* begin DATA BLOCK *
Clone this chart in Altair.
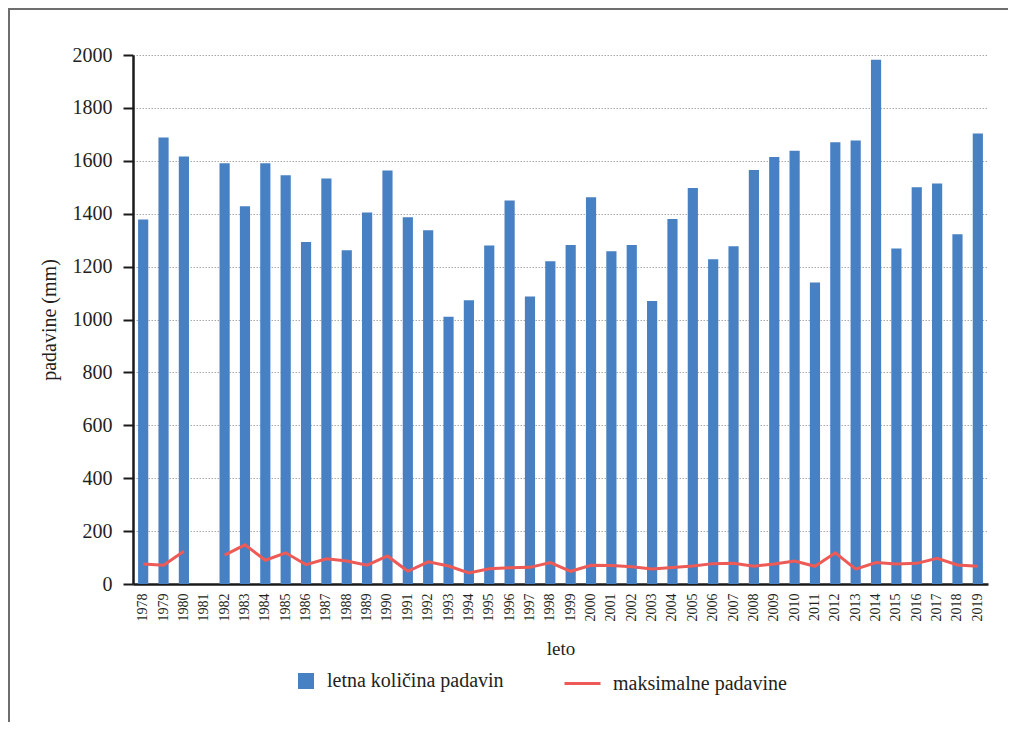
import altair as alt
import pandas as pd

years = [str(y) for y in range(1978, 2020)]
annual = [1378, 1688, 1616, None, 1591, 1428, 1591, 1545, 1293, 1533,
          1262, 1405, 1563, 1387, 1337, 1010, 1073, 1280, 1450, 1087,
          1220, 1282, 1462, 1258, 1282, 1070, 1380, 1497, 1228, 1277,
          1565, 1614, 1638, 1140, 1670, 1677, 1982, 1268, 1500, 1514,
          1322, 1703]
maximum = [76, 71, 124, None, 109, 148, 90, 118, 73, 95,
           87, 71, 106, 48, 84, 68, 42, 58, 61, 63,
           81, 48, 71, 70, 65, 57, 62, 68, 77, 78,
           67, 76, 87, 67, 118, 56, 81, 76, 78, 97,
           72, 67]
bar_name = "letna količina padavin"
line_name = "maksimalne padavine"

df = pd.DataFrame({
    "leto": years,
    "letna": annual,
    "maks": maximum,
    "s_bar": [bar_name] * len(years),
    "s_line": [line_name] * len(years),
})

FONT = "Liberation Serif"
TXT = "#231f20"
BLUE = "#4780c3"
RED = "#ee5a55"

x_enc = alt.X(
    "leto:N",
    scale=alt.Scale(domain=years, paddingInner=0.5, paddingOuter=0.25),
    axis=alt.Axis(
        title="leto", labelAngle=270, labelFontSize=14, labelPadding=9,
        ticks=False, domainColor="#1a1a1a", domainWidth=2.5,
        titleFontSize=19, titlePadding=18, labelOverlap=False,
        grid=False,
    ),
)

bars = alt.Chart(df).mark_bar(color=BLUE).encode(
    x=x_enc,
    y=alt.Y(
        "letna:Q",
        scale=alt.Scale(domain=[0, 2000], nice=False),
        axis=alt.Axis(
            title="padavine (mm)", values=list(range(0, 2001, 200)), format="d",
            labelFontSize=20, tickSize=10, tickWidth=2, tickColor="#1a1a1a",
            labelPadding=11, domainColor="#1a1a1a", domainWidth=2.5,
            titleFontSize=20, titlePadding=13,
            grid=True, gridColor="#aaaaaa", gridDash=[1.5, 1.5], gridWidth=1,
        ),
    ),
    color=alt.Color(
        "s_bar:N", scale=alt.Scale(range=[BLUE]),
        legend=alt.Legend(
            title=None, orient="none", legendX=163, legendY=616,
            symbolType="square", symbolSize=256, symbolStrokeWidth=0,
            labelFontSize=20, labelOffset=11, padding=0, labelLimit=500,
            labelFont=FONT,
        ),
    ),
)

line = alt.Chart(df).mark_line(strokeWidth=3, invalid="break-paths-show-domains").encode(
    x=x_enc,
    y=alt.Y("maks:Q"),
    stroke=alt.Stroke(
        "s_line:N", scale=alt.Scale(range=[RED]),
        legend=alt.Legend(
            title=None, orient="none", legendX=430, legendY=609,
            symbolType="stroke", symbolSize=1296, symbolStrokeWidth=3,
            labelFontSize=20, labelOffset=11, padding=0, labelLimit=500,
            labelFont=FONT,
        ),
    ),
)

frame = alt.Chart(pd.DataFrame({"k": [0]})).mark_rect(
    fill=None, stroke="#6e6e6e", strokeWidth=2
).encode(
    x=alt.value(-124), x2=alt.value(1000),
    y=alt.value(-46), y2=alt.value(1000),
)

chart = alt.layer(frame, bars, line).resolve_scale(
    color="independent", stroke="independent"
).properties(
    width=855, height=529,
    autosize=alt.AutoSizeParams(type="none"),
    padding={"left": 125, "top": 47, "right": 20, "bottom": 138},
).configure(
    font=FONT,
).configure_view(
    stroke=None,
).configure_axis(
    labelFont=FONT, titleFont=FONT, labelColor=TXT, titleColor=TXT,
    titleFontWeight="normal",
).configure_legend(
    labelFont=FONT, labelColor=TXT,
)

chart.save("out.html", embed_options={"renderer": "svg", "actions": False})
* end DATA BLOCK *
● WHAT THE TASK ASKS
Print the complete listing exactly as it stands, without its pictures.

● RESULT
Clone this chart in Altair.
import altair as alt
import pandas as pd

years = [str(y) for y in range(1978, 2020)]
annual = [1378, 1688, 1616, None, 1591, 1428, 1591, 1545, 1293, 1533,
          1262, 1405, 1563, 1387, 1337, 1010, 1073, 1280, 1450, 1087,
          1220, 1282, 1462, 1258, 1282, 1070, 1380, 1497, 1228, 1277,
          1565, 1614, 1638, 1140, 1670, 1677, 1982, 1268, 1500, 1514,
          1322, 1703]
maximum = [76, 71, 124, None, 109, 148, 90, 118, 73, 95,
           87, 71, 106, 48, 84, 68, 42, 58, 61, 63,
           81, 48, 71, 70, 65, 57, 62, 68, 77, 78,
           67, 76, 87, 67, 118, 56, 81, 76, 78, 97,
           72, 67]
bar_name = "letna količina padavin"
line_name = "maksimalne padavine"

df = pd.DataFrame({
    "leto": years,
    "letna": annual,
    "maks": maximum,
    "s_bar": [bar_name] * len(years),
    "s_line": [line_name] * len(years),
})

FONT = "Liberation Serif"
TXT = "#231f20"
BLUE = "#4780c3"
RED = "#ee5a55"

x_enc = alt.X(
    "leto:N",
    scale=alt.Scale(domain=years, paddingInner=0.5, paddingOuter=0.25),
    axis=alt.Axis(
        title="leto", labelAngle=270, labelFontSize=14, labelPadding=9,
        ticks=False, domainColor="#1a1a1a", domainWidth=2.5,
        titleFontSize=19, titlePadding=18, labelOverlap=False,
        grid=False,
    ),
)

bars = alt.Chart(df).mark_bar(color=BLUE).encode(
    x=x_enc,
    y=alt.Y(
        "letna:Q",
        scale=alt.Scale(domain=[0, 2000], nice=False),
        axis=alt.Axis(
            title="padavine (mm)", values=list(range(0, 2001, 200)), format="d",
            labelFontSize=20, tickSize=10, tickWidth=2, tickColor="#1a1a1a",
            labelPadding=11, domainColor="#1a1a1a", domainWidth=2.5,
            titleFontSize=20, titlePadding=13,
            grid=True, gridColor="#aaaaaa", gridDash=[1.5, 1.5], gridWidth=1,
        ),
    ),
    color=alt.Color(
        "s_bar:N", scale=alt.Scale(range=[BLUE]),
        legend=alt.Legend(
            title=None, orient="none", legendX=163, legendY=616,
            symbolType="square", symbolSize=256, symbolStrokeWidth=0,
            labelFontSize=20, labelOffset=11, padding=0, labelLimit=500,
            labelFont=FONT,
        ),
    ),
)

line = alt.Chart(df).mark_line(strokeWidth=3, invalid="break-paths-show-domains").encode(
    x=x_enc,
    y=alt.Y("maks:Q"),
    stroke=alt.Stroke(
        "s_line:N", scale=alt.Scale(range=[RED]),
        legend=alt.Legend(
            title=None, orient="none", legendX=430, legendY=609,
            symbolType="stroke", symbolSize=1296, symbolStrokeWidth=3,
            labelFontSize=20, labelOffset=11, padding=0, labelLimit=500,
            labelFont=FONT,
        ),
    ),
)

frame = alt.Chart(pd.DataFrame({"k": [0]})).mark_rect(
    fill=None, stroke="#6e6e6e", strokeWidth=2
).encode(
    x=alt.value(-124), x2=alt.value(1000),
    y=alt.value(-46), y2=alt.value(1000),
)

chart = alt.layer(frame, bars, line).resolve_scale(
    color="independent", stroke="independent"
).properties(
    width=855, height=529,
    autosize=alt.AutoSizeParams(type="none"),
    padding={"left": 125, "top": 47, "right": 20, "bottom": 138},
).configure(
    font=FONT,
).configure_view(
    stroke=None,
).configure_axis(
    labelFont=FONT, titleFont=FONT, labelColor=TXT, titleColor=TXT,
    titleFontWeight="normal",
).configure_legend(
    labelFont=FONT, labelColor=TXT,
)

chart.save("out.html", embed_options={"renderer": "svg", "actions": False})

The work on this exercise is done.